In an emails to KUT, spokespeople for both Uber and Lyft said the companies would return to Austin immediately if Abbott signs the bill.

Austin Mayor Steve Adler said he was disappointed lawmakers passed the bill, “imposing regulations on our city over the objection of Austin voters.”

“Our city should be proud of how we filled the gap created when Uber and Lyft left,” he said in a statement, “and we now must hope that they return ready to compete in a way that reflects Austin's values.”

On the Senate floor Wednesday, Sen. Don Huffines (R-Greenville) questioned Georgetown Republican Sen.
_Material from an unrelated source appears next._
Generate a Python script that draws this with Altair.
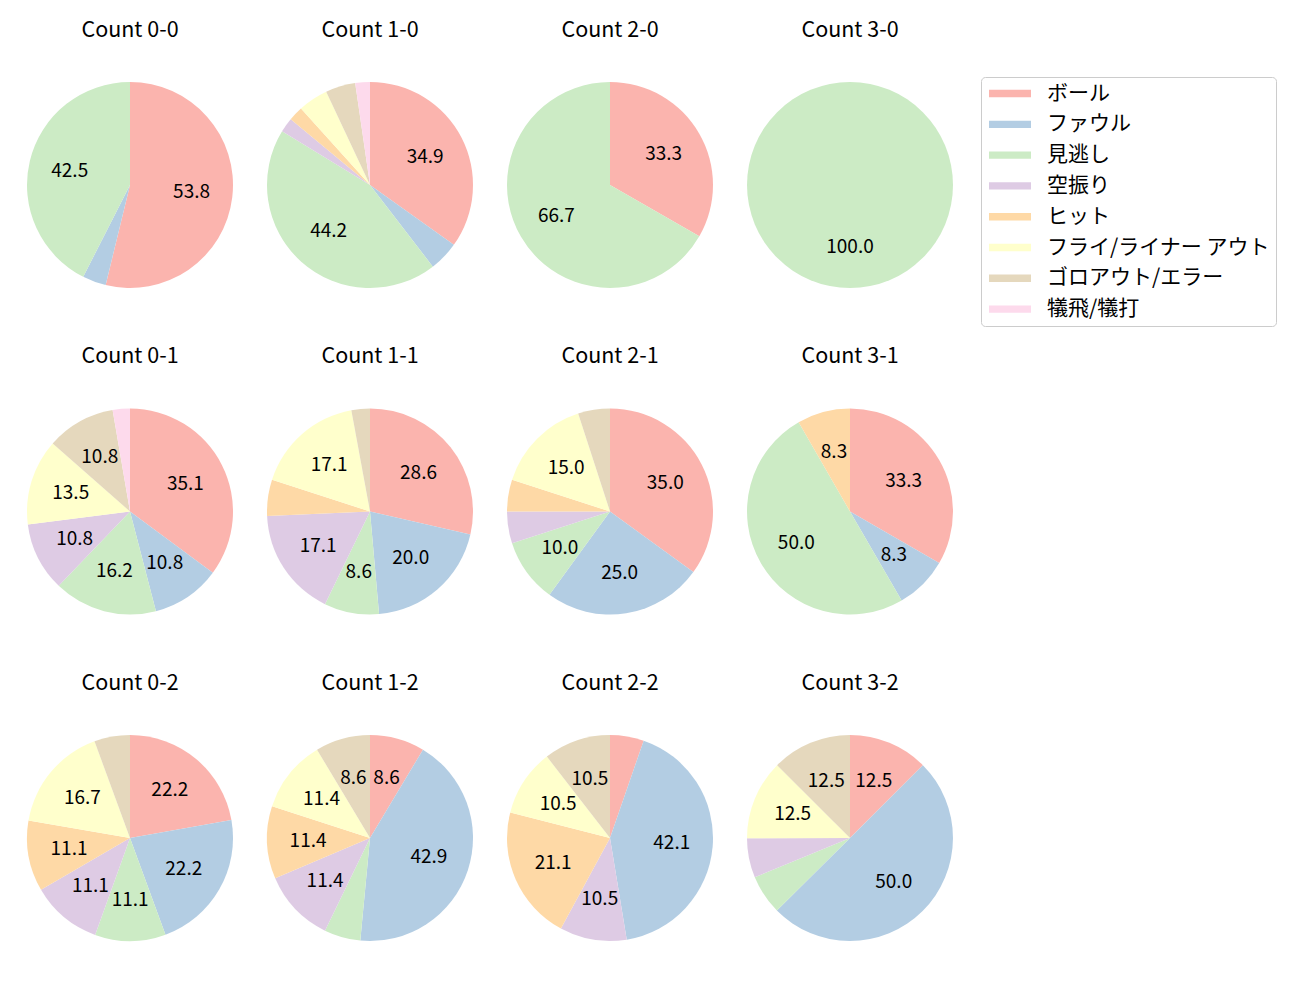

Charles Schwertner, the bill's sponsor in the Senate, suggesting that the licensing and background checks were onerous.

"We're assuming with this legislation that the government's more capable of determining who's a safe driver and to help the passengers than the passengers are in determining that, or the companies themselves," he said.

Schwertner defended the regulations and said the bill would preempt "overly aggressive municipalities that are trying to be protectionist" – a veiled jab at Austin's regulations – and that the bill would level the playing field for ride-hailing apps.

“Over 40 states in this country have already acknowledged these realities and chose to enact a consistent, predictable system of regulation that licenses TNC operators at the state level," he said. "This bill is about protecting the safety of our constituents, as well as economic liberty."

The bill drew controversy last month in the House, when an amendment was added to the bill's language to define sex as "the physical condition of being male or female.” That language was taken out of the bill initially, but made it back into the bill passed by the Senate this afternoon.

Sen. Jose Menendez (D-San Antonio) characterized that language as unnecessary for a bill regulating ride-hailing apps.

"I don't understand why, in a transportation bill, we have to have the definition of what that condition would be," he said. "My concern is that that line has the potential for discrimination."